# Female Calendar shoot



## Ub3rdoRK

So I was approached by two female friends wanting to do a "theme" calendar for their boyfriends for xmas. You know the usual February Valentines day and Xmas...like presents or something.

So my question is what do you folks have in mind for each month?

January-December or any particular themes you can think of. 

They said they want a "special month" customized for each of them for their boyfriends so im sure you all know what that means. (no nudes though haha) 

Any help would be appreciated!


----------



## Rekd

I would go with major holidays and use the seasons to fill in the other months.

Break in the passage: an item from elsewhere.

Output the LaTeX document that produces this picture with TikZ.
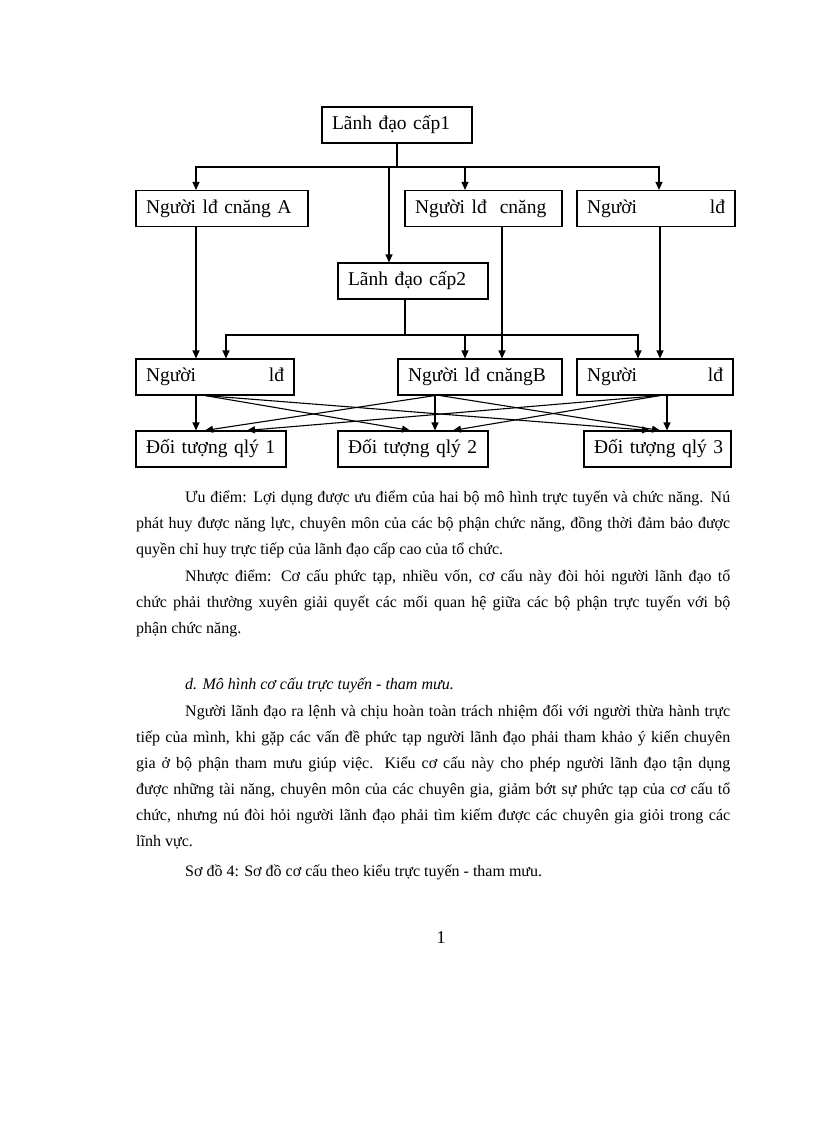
\documentclass[tikz,border=0pt]{standalone}
\usepackage{fontspec}
\setmainfont{Liberation Serif}
\newfontfamily\tnr{Liberation Serif}
\usetikzlibrary{arrows.meta}
\newcommand\boxf{\tnr\fontsize{19.5}{23}\selectfont}
\newcommand\bodyf{\tnr\fontsize{16}{19}\selectfont}
\newcommand\headf{\tnr\itshape\fontsize{16}{19}\selectfont}
\newcommand\pagef{\tnr\fontsize{18}{21}\selectfont}
\newcommand\ffill{\hspace{0pt plus 1filll}}
\tikzset{
  box/.style={draw, line width=1.1pt, minimum height=36pt, inner xsep=10pt, inner ysep=2pt, align=left, font=\boxf},
  ln/.style={line width=1.1pt},
  arr/.style={line width=1.1pt, -{Triangle[length=8pt,width=7pt]}},
  bodyline/.style={anchor=base west, inner sep=0pt, font=\bodyf},
}
\begin{document}
\begin{tikzpicture}[x=1pt,y=-1pt]
\useasboundingbox (0,0) rectangle (816,1123);
\fill[white] (0,0) rectangle (816,1123);

% ---- boxes
\node[box, text width=130pt] (l1) at (397,125) {\mbox{Lãnh đạo cấp1}};
\node[box, text width=152pt] (a) at (222,208.5) {\mbox{Người lđ cnăng A}};
\node[box, text width=137pt] (b) at (483.5,208.5) {\mbox{Người lđ~~cnăng}};
\node[box, text width=138pt] (c) at (656,208.5) {Người\ffill lđ};
\node[box, text width=130pt] (l2) at (413,281) {\mbox{Lãnh đạo cấp2}};
\node[box, text width=138pt] (ra) at (215,377) {Người\ffill lđ};
\node[box, text width=144pt] (rb) at (480,377) {\mbox{Người lđ cnăngB}};
\node[box, text width=136pt] (rc) at (655,377) {Người\ffill lđ};
\node[box, text width=130pt] (oa) at (211,449) {\mbox{Đối tượng qlý 1}};
\node[box, text width=130pt] (ob) at (413,449) {\mbox{Đối tượng qlý 2}};
\node[box, text width=127pt] (oc) at (657.5,449) {\mbox{Đối tượng qlý 3}};

% ---- level 1 connectors
\coordinate (b1) at (397,167);
\draw[ln] (l1.south) -- (b1);
\draw[arr] (b1) -| ([xshift=-26pt]a.north);
\draw[arr] (b1) -| ([xshift=-18.5pt]b.north);
\draw[arr] (b1) -| ([xshift=3pt]c.north);
\draw[arr] (b1) -| ([xshift=-24pt]l2.north);

% ---- level 2 connectors
\coordinate (b2) at (405,335);
\draw[ln] ([xshift=-8pt]l2.south) -- (b2);
\draw[arr] (b2) -| ([xshift=11pt]ra.north);
\draw[arr] (b2) -| ([xshift=-15pt]rb.north);
\draw[arr] (b2) -| ([xshift=-17pt]rc.north);
\draw[arr] ([xshift=-26pt]a.south) -- ([xshift=-19pt]ra.north);
\draw[arr] ([xshift=18.5pt]b.south) -- ([xshift=22pt]rb.north);
\draw[arr] ([xshift=4pt]c.south) -- ([xshift=5pt]rc.north);

% ---- crossing connectors
\draw[arr] ([xshift=-19pt]ra.south) -- ([xshift=-15pt]oa.north);
\draw[arr] ([xshift=-10pt]ra.south) -- ([xshift=-3pt]ob.north);
\draw[arr] ([xshift=-10pt]ra.south) -- ([xshift=-7.5pt]oc.north);
\draw[arr] ([xshift=-45pt]rb.south) -- ([xshift=22pt]ob.north);
\draw[arr] ([xshift=-45pt]rb.south) -- ([xshift=-6pt]oa.north);
\draw[arr] ([xshift=-40pt]rb.south) -- ([xshift=2.5pt]oc.north);
\draw[arr] ([xshift=12pt]rc.south) -- ([xshift=9.5pt]oc.north);
\draw[arr] ([xshift=5pt]rc.south) -- ([xshift=36pt]oa.north);
\draw[arr] ([xshift=5pt]rc.south) -- ([xshift=40pt]ob.north);

% ---- text
\node[bodyline] (t1) at (185,502) {\makebox[545pt][s]{Ưu điểm: Lợi dụng được ưu điểm của hai bộ mô hình trực tuyến và chức năng. Nú}};
\node[bodyline] (t2) at (136,528) {\makebox[594pt][s]{phát huy được năng lực, chuyên môn của các bộ phận chức năng, đồng thời đảm bảo được}};
\node[bodyline] (t3) at (136,554) {quyền chỉ huy trực tiếp của lãnh đạo cấp cao của tổ chức.};
\node[bodyline] (t4) at (185,581) {\makebox[545pt][s]{Nhược điểm: Cơ cấu phức tạp, nhiều vốn, cơ cấu này đòi hỏi người lãnh đạo tổ}};
\node[bodyline] (t5) at (136,607) {\makebox[594pt][s]{chức phải thường xuyên giải quyết các mối quan hệ giữa các bộ phận trực tuyến với bộ}};
\node[bodyline] (t6) at (136,633) {phận chức năng.};
\node[bodyline, font=\headf] (h1) at (185,689) {d. Mô hình cơ cấu trực tuyến - tham mưu.};
\node[bodyline] (s1) at (185,716) {\makebox[545pt][s]{Người lãnh đạo ra lệnh và chịu hoàn toàn trách nhiệm đối với người thừa hành trực}};
\node[bodyline] (s2) at (136,742) {\makebox[594pt][s]{tiếp của mình, khi gặp các vấn đề phức tạp người lãnh đạo phải tham khảo ý kiến chuyên}};
\node[bodyline] (s3) at (136,768) {\makebox[594pt][s]{gia ở bộ phận tham mưu giúp việc. Kiểu cơ cấu này cho phép người lãnh đạo tận dụng}};
\node[bodyline] (s4) at (136,794) {\makebox[594pt][s]{được những tài năng, chuyên môn của các chuyên gia, giảm bớt sự phức tạp của cơ cấu tổ}};
\node[bodyline] (s5) at (136,820) {\makebox[594pt][s]{chức, nhưng nú đòi hỏi người lãnh đạo phải tìm kiếm được các chuyên gia giỏi trong các}};
\node[bodyline] (s6) at (136,846) {lĩnh vực.};
\node[bodyline] (cap) at (185,876) {Sơ đồ 4: Sơ đồ cơ cấu theo kiểu trực tuyến - tham mưu.};
\node[anchor=base, inner sep=0pt, font=\pagef] (pg) at (441,943) {1};
\end{tikzpicture}
\end{document}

You should also find out what they boyfriends do and try to get some of that in there. i.e. cars, guns, poker etc... Nothing says Merry Christmas like a girl dressed in nothing but strategically placed tassels sporting fully automatic firearms while bent over a Z06 Vette decorated like a sleigh!


----------



## Derrel

January: Martin Luther King Day.."I Have a Dream"
February: George Washington's birthday....women clad only in dollar bills, with 25 cent pieces covering a couple of locations...
March-In Like  Lion....out like a lamb
April-"April showers bring May _ _ _ _ _s."
May-Armed Forces Day
June-Flag Day, June 14...covered up by only a flag
July-Fireworks....sparklers...
August-God, it's hot in AUgust
September-Labor Day...show a beach with coolers, beer, bikinis
October-Columbus Day...head to Ohio and go to Columbus, just for $h!+s and giggles.
November-Veteran's Day
December--red velvet and fur trim always looks good with black leather boots.


----------



## Rekd

Derrel said:


> April-"April showers bring May _ _ _ _-_ _ _s."



You spelled it wrong. :mrgreen:


----------



## c.cloudwalker

Ub3rdoRK said:


> They said they want a "special month" customized for each of them for their boyfriends so im sure you all know what that means. (no nudes though haha)



If it's no nudes then I have no idea what that means haha.


----------



## Ub3rdoRK

Hahahaha oh man I got the weapons and they want to do sexy shots. But no z06 lol. Darrel I love the flag idea and the money idea. Thank you!


----------



## bentcountershaft

I would definitely try to put some ideas from what the guys like, as suggested.  Are they sports fans?  Cheerleaders are always good as is a woman dressed in a man's football/baseball jersey or whatnot.


----------



## Ub3rdoRK

Yeah I threw them some ideas. I'll post pics soon. Were gonna knock it out next weekend.


----------



## gsgary

No point doing it if there are no nudes :lmao:


----------



## Rekd

Ub3rdoRK said:


> I'll post pics soon. Were gonna knock it out next weekend.



You forgot something maybe?


----------



## gsgary

Rekd said:


> Ub3rdoRK said:
> 
> 
> 
> I'll post pics soon. Were gonna knock it out next weekend.
> 
> 
> 
> 
> You forgot something maybe?
Click to expand...


I wouldn't say your going to knock one out if you lived in the UK, it must have a different meaning in the US


----------



## Rekd

gsgary said:


> Rekd said:
> 
> 
> 
> 
> 
> Ub3rdoRK said:
> 
> 
> 
> I'll post pics soon. Were gonna knock it out next weekend.
> 
> 
> 
> 
> You forgot something maybe?
> 
> Click to expand...
> 
> 
> I wouldn't say your going to knock one out if you lived in the UK, it must have a different meaning in the US
Click to expand...


You might be thinking "rub one out" ??


----------